— AIM —
Copy all of the material exactly. Pictures are not to appear in the copy.

============

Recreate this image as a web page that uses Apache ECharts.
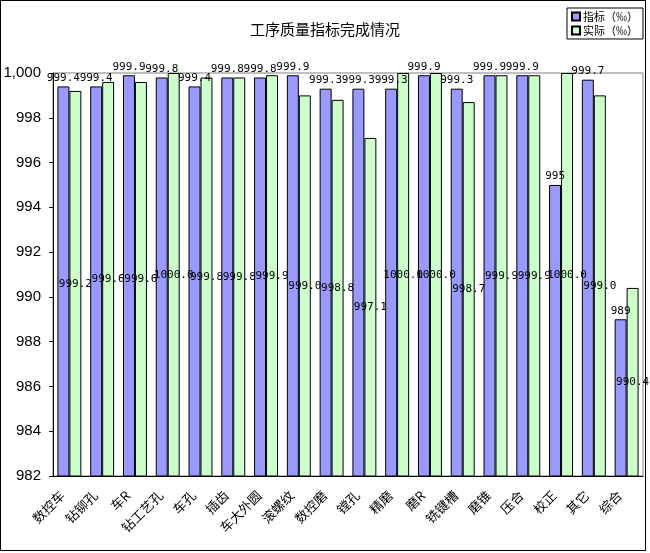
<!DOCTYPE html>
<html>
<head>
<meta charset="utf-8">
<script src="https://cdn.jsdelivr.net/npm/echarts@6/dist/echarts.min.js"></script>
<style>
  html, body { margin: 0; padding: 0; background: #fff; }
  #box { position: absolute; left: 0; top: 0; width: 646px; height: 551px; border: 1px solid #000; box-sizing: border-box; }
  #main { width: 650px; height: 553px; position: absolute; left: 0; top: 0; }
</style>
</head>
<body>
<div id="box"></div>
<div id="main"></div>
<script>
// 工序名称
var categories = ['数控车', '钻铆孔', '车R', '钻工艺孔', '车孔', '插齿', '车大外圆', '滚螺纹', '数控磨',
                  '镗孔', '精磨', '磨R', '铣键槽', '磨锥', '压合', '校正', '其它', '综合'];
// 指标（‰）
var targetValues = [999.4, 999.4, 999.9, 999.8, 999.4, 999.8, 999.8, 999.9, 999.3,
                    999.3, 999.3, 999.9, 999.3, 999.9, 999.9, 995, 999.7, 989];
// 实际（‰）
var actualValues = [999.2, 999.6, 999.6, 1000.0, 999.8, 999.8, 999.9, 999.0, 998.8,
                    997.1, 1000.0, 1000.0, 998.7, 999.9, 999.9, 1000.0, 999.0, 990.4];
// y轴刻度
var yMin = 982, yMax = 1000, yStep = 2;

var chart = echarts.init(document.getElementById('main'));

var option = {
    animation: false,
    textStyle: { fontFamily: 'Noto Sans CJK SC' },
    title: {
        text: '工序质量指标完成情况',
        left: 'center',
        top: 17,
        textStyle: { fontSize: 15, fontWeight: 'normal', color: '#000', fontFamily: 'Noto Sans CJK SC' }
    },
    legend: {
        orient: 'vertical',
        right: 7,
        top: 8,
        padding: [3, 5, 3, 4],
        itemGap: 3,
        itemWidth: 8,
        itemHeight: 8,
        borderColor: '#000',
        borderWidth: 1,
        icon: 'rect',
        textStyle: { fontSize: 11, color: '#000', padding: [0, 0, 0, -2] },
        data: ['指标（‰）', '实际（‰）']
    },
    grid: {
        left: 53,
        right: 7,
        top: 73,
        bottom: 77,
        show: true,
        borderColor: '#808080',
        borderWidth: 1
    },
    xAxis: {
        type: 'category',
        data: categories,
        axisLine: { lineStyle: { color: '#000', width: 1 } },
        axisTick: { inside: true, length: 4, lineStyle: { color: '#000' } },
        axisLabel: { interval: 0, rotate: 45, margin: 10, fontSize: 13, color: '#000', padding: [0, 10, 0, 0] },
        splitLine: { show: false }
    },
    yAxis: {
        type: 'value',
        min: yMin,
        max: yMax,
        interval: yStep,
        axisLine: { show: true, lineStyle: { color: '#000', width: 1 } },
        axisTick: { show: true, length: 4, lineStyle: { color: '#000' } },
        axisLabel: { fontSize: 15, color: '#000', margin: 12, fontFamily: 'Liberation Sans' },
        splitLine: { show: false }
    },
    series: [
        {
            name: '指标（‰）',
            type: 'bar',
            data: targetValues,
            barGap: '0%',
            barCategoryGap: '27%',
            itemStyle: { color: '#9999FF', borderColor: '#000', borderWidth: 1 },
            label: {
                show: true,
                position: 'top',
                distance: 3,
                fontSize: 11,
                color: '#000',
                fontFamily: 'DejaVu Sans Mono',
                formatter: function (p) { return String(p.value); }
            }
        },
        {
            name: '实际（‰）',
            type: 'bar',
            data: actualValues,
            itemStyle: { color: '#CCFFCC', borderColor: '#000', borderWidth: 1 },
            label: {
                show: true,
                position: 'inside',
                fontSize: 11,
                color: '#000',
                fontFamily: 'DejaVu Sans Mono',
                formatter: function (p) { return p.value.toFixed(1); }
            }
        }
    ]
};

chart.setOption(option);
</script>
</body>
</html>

============

— COMPLETE ANSWER —
Recreate this image as a web page that uses Apache ECharts.
<!DOCTYPE html>
<html>
<head>
<meta charset="utf-8">
<script src="https://cdn.jsdelivr.net/npm/echarts@6/dist/echarts.min.js"></script>
<style>
  html, body { margin: 0; padding: 0; background: #fff; }
  #box { position: absolute; left: 0; top: 0; width: 646px; height: 551px; border: 1px solid #000; box-sizing: border-box; }
  #main { width: 650px; height: 553px; position: absolute; left: 0; top: 0; }
</style>
</head>
<body>
<div id="box"></div>
<div id="main"></div>
<script>
// 工序名称
var categories = ['数控车', '钻铆孔', '车R', '钻工艺孔', '车孔', '插齿', '车大外圆', '滚螺纹', '数控磨',
                  '镗孔', '精磨', '磨R', '铣键槽', '磨锥', '压合', '校正', '其它', '综合'];
// 指标（‰）
var targetValues = [999.4, 999.4, 999.9, 999.8, 999.4, 999.8, 999.8, 999.9, 999.3,
                    999.3, 999.3, 999.9, 999.3, 999.9, 999.9, 995, 999.7, 989];
// 实际（‰）
var actualValues = [999.2, 999.6, 999.6, 1000.0, 999.8, 999.8, 999.9, 999.0, 998.8,
                    997.1, 1000.0, 1000.0, 998.7, 999.9, 999.9, 1000.0, 999.0, 990.4];
// y轴刻度
var yMin = 982, yMax = 1000, yStep = 2;

var chart = echarts.init(document.getElementById('main'));

var option = {
    animation: false,
    textStyle: { fontFamily: 'Noto Sans CJK SC' },
    title: {
        text: '工序质量指标完成情况',
        left: 'center',
        top: 17,
        textStyle: { fontSize: 15, fontWeight: 'normal', color: '#000', fontFamily: 'Noto Sans CJK SC' }
    },
    legend: {
        orient: 'vertical',
        right: 7,
        top: 8,
        padding: [3, 5, 3, 4],
        itemGap: 3,
        itemWidth: 8,
        itemHeight: 8,
        borderColor: '#000',
        borderWidth: 1,
        icon: 'rect',
        textStyle: { fontSize: 11, color: '#000', padding: [0, 0, 0, -2] },
        data: ['指标（‰）', '实际（‰）']
    },
    grid: {
        left: 53,
        right: 7,
        top: 73,
        bottom: 77,
        show: true,
        borderColor: '#808080',
        borderWidth: 1
    },
    xAxis: {
        type: 'category',
        data: categories,
        axisLine: { lineStyle: { color: '#000', width: 1 } },
        axisTick: { inside: true, length: 4, lineStyle: { color: '#000' } },
        axisLabel: { interval: 0, rotate: 45, margin: 10, fontSize: 13, color: '#000', padding: [0, 10, 0, 0] },
        splitLine: { show: false }
    },
    yAxis: {
        type: 'value',
        min: yMin,
        max: yMax,
        interval: yStep,
        axisLine: { show: true, lineStyle: { color: '#000', width: 1 } },
        axisTick: { show: true, length: 4, lineStyle: { color: '#000' } },
        axisLabel: { fontSize: 15, color: '#000', margin: 12, fontFamily: 'Liberation Sans' },
        splitLine: { show: false }
    },
    series: [
        {
            name: '指标（‰）',
            type: 'bar',
            data: targetValues,
            barGap: '0%',
            barCategoryGap: '27%',
            itemStyle: { color: '#9999FF', borderColor: '#000', borderWidth: 1 },
            label: {
                show: true,
                position: 'top',
                distance: 3,
                fontSize: 11,
                color: '#000',
                fontFamily: 'DejaVu Sans Mono',
                formatter: function (p) { return String(p.value); }
            }
        },
        {
            name: '实际（‰）',
            type: 'bar',
            data: actualValues,
            itemStyle: { color: '#CCFFCC', borderColor: '#000', borderWidth: 1 },
            label: {
                show: true,
                position: 'inside',
                fontSize: 11,
                color: '#000',
                fontFamily: 'DejaVu Sans Mono',
                formatter: function (p) { return p.value.toFixed(1); }
            }
        }
    ]
};

chart.setOption(option);
</script>
</body>
</html>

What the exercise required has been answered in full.